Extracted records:
— Begin —

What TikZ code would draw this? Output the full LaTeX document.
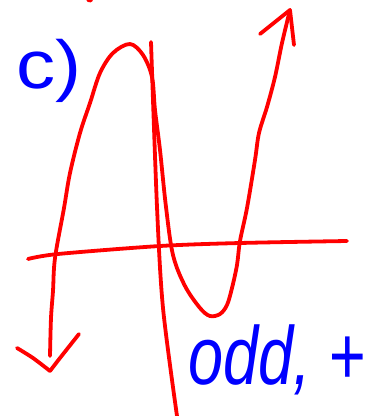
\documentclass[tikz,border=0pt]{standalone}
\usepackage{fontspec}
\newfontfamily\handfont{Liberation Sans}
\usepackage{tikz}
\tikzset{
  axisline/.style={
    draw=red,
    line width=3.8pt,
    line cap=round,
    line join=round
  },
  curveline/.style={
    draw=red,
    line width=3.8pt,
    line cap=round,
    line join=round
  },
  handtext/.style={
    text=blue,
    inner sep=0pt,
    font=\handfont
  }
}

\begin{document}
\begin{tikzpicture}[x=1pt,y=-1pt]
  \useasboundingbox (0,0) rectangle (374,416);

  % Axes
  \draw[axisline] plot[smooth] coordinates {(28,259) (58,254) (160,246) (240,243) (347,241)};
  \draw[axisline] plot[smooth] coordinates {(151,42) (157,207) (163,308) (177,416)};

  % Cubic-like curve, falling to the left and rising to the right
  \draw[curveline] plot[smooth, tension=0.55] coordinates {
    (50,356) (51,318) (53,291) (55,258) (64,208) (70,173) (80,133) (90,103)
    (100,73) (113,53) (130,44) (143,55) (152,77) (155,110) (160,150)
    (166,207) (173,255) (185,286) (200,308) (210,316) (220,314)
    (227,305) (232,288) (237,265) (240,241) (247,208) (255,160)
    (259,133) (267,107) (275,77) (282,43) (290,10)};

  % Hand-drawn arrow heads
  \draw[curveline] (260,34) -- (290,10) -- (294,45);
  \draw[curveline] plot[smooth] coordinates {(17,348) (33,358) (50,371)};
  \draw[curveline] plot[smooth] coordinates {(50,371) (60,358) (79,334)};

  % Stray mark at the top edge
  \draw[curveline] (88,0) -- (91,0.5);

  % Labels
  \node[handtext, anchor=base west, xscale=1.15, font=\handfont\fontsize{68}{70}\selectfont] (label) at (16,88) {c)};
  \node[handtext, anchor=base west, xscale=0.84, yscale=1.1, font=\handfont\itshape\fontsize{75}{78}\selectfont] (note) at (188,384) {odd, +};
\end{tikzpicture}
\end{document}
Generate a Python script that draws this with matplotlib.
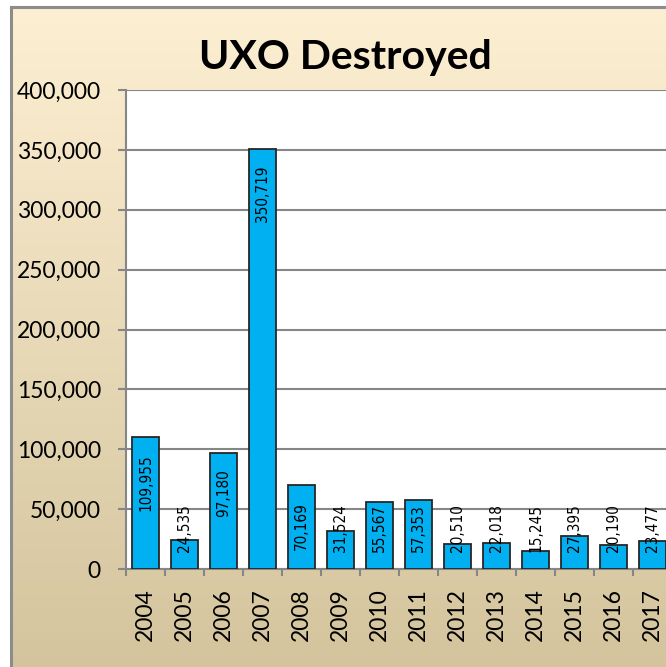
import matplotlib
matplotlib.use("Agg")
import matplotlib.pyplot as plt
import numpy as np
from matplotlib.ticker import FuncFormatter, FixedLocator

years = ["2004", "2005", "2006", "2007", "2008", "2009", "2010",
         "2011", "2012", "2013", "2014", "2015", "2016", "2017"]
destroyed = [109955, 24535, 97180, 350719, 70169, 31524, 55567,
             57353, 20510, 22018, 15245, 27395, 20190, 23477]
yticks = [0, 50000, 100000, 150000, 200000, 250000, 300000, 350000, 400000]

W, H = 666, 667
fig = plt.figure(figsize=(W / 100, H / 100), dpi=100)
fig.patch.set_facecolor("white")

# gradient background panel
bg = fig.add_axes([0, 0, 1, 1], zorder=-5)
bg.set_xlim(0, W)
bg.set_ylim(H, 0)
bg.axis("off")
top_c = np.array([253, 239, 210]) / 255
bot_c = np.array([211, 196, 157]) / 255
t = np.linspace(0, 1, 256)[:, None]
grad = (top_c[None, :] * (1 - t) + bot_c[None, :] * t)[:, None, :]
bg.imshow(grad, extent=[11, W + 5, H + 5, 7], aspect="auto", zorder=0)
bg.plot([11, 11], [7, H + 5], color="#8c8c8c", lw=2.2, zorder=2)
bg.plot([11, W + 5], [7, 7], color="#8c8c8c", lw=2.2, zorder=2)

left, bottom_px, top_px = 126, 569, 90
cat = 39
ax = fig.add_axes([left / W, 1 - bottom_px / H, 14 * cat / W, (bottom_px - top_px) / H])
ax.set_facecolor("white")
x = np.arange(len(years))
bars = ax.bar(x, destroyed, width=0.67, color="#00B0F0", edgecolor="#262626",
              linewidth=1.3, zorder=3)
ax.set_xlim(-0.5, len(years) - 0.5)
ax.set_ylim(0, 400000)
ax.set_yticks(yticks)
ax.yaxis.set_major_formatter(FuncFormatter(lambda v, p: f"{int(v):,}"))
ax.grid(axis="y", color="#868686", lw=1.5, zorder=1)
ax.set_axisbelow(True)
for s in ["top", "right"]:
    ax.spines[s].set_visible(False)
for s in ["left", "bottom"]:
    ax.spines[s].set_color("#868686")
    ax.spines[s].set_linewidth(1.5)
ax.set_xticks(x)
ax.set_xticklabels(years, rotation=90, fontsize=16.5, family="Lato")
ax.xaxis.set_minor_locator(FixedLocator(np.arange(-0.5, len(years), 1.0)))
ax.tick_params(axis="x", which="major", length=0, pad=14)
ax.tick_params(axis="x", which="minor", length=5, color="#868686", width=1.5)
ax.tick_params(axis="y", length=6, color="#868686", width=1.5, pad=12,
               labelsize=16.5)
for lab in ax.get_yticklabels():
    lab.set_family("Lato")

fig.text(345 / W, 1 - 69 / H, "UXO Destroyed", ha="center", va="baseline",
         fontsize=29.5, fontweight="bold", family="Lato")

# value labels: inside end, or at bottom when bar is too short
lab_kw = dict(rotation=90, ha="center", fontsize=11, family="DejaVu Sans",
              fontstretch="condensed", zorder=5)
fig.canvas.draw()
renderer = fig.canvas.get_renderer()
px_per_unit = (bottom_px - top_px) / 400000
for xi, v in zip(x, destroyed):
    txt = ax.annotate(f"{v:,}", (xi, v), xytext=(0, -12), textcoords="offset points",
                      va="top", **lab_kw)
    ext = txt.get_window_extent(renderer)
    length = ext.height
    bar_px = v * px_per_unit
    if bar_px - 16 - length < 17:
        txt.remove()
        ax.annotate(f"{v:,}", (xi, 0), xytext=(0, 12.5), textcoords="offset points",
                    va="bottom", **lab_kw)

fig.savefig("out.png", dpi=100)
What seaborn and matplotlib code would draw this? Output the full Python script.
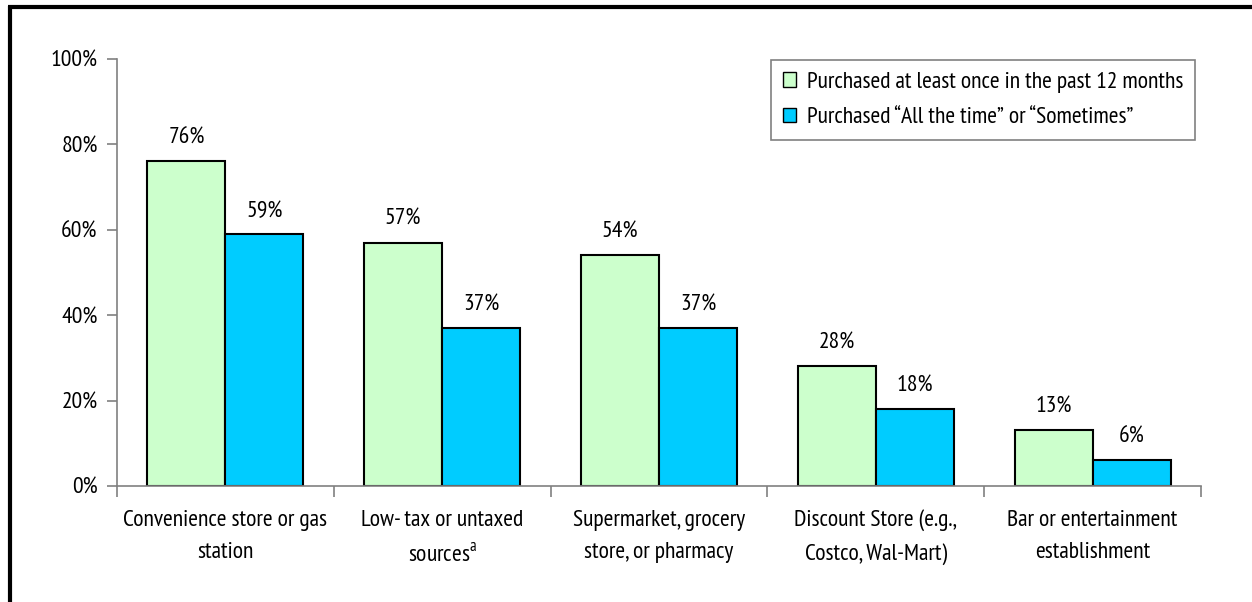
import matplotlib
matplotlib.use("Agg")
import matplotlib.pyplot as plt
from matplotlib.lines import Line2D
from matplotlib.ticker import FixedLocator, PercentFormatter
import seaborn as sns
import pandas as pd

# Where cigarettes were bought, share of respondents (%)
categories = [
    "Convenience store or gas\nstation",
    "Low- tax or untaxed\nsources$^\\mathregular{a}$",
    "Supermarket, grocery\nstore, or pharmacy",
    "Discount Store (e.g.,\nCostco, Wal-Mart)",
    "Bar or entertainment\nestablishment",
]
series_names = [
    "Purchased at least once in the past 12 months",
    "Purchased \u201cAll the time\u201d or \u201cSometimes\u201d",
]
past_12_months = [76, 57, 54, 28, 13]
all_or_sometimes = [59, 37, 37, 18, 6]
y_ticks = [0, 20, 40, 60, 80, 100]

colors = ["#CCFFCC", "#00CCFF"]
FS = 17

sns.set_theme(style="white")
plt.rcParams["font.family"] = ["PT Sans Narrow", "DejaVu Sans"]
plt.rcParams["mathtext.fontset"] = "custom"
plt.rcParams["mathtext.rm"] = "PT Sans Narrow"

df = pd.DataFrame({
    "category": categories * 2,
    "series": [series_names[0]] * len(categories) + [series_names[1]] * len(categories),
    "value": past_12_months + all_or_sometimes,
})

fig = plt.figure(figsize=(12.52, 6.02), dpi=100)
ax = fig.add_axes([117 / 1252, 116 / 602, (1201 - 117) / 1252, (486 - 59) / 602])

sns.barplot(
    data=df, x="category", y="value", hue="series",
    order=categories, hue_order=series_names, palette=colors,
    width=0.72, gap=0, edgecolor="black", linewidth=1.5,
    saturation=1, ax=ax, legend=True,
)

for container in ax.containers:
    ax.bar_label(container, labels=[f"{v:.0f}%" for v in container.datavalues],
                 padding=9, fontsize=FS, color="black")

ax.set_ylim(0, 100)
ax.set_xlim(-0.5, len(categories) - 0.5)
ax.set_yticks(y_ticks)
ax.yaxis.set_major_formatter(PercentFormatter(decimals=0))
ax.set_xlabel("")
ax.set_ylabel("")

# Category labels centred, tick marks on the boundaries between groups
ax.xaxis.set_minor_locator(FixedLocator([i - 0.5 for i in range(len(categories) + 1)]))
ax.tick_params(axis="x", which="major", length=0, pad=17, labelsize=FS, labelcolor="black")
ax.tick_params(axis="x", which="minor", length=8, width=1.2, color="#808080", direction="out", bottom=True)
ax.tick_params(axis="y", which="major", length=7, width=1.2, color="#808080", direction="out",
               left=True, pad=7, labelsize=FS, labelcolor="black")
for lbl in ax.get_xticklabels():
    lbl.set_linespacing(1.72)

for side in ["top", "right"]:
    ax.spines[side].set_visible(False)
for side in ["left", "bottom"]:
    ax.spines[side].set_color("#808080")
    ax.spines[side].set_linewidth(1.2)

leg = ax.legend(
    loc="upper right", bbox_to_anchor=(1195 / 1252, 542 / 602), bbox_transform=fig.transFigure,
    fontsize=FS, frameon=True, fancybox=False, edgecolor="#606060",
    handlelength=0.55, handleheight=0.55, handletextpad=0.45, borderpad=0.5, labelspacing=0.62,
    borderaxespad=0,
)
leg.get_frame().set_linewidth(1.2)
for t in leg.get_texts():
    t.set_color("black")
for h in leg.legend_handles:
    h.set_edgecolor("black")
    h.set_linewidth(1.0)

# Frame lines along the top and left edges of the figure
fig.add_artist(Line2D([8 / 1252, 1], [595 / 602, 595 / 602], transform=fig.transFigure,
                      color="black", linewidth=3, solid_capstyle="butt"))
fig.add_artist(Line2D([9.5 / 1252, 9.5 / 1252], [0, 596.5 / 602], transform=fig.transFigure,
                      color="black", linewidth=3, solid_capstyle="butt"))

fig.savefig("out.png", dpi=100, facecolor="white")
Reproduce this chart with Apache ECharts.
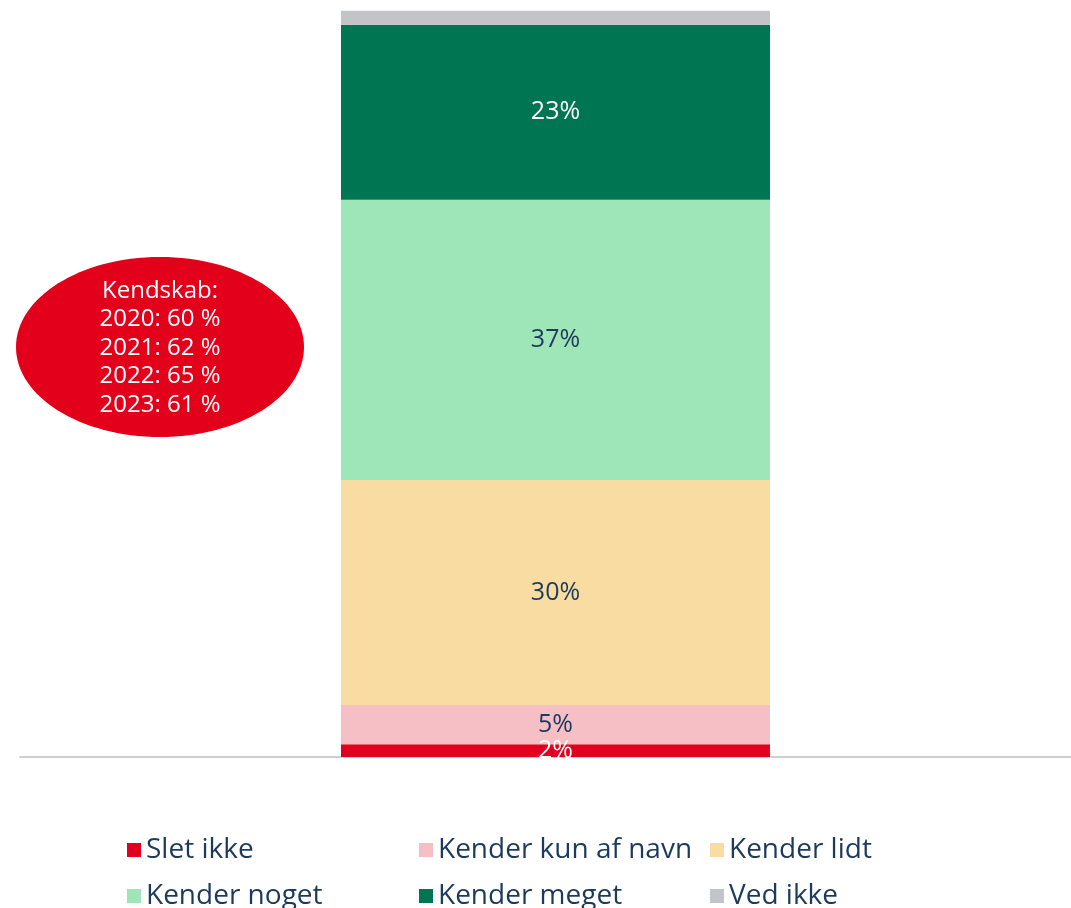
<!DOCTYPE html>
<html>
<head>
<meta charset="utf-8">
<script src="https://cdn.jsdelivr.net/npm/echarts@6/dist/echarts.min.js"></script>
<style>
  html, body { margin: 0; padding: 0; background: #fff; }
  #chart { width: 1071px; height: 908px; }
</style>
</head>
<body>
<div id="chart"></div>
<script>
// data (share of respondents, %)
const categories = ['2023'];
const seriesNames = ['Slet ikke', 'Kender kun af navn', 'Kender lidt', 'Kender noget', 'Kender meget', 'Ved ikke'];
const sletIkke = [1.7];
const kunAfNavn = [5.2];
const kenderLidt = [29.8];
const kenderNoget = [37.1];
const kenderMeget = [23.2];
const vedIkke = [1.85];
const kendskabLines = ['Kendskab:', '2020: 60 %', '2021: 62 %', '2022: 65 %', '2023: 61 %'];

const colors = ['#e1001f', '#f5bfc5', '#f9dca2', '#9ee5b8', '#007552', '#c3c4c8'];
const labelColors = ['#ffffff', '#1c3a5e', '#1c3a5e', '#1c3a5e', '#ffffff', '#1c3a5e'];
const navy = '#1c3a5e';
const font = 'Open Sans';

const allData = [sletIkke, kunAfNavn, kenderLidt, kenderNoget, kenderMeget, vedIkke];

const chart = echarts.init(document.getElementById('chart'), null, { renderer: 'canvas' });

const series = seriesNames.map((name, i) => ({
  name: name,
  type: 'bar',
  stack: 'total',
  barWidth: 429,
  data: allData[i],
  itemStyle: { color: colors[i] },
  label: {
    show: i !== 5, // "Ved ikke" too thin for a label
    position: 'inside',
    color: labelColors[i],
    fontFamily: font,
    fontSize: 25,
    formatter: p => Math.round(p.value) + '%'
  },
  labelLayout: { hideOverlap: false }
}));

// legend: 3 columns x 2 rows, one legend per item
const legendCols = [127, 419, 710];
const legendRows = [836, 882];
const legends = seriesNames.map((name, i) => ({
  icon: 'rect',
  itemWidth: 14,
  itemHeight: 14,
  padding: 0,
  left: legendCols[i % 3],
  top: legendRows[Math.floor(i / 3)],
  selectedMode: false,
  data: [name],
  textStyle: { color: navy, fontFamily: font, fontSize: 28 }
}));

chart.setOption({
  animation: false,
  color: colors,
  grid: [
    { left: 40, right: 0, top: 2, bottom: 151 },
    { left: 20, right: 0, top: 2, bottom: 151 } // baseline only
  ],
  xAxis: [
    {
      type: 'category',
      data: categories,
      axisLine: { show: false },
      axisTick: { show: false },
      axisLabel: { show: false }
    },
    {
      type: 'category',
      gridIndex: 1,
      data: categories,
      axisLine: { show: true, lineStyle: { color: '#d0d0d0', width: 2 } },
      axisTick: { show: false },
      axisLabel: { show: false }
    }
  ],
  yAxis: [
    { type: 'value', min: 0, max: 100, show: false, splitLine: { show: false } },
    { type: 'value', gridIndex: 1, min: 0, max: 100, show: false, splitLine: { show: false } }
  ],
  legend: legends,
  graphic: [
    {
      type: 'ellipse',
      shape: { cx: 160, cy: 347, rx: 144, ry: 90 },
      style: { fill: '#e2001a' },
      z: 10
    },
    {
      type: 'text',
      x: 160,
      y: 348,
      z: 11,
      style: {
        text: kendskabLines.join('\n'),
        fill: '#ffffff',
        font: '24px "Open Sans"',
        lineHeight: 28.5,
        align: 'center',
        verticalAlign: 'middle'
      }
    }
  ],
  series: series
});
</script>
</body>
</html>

— End —

In the data above, please extract the lines from the first one through the line with "(88,0) -- (91,0.5);", exactly, and keep pictures out.

● Worked solution:
What TikZ code would draw this? Output the full LaTeX document.
\documentclass[tikz,border=0pt]{standalone}
\usepackage{fontspec}
\newfontfamily\handfont{Liberation Sans}
\usepackage{tikz}
\tikzset{
  axisline/.style={
    draw=red,
    line width=3.8pt,
    line cap=round,
    line join=round
  },
  curveline/.style={
    draw=red,
    line width=3.8pt,
    line cap=round,
    line join=round
  },
  handtext/.style={
    text=blue,
    inner sep=0pt,
    font=\handfont
  }
}

\begin{document}
\begin{tikzpicture}[x=1pt,y=-1pt]
  \useasboundingbox (0,0) rectangle (374,416);

  % Axes
  \draw[axisline] plot[smooth] coordinates {(28,259) (58,254) (160,246) (240,243) (347,241)};
  \draw[axisline] plot[smooth] coordinates {(151,42) (157,207) (163,308) (177,416)};

  % Cubic-like curve, falling to the left and rising to the right
  \draw[curveline] plot[smooth, tension=0.55] coordinates {
    (50,356) (51,318) (53,291) (55,258) (64,208) (70,173) (80,133) (90,103)
    (100,73) (113,53) (130,44) (143,55) (152,77) (155,110) (160,150)
    (166,207) (173,255) (185,286) (200,308) (210,316) (220,314)
    (227,305) (232,288) (237,265) (240,241) (247,208) (255,160)
    (259,133) (267,107) (275,77) (282,43) (290,10)};

  % Hand-drawn arrow heads
  \draw[curveline] (260,34) -- (290,10) -- (294,45);
  \draw[curveline] plot[smooth] coordinates {(17,348) (33,358) (50,371)};
  \draw[curveline] plot[smooth] coordinates {(50,371) (60,358) (79,334)};

  % Stray mark at the top edge
  \draw[curveline] (88,0) -- (91,0.5);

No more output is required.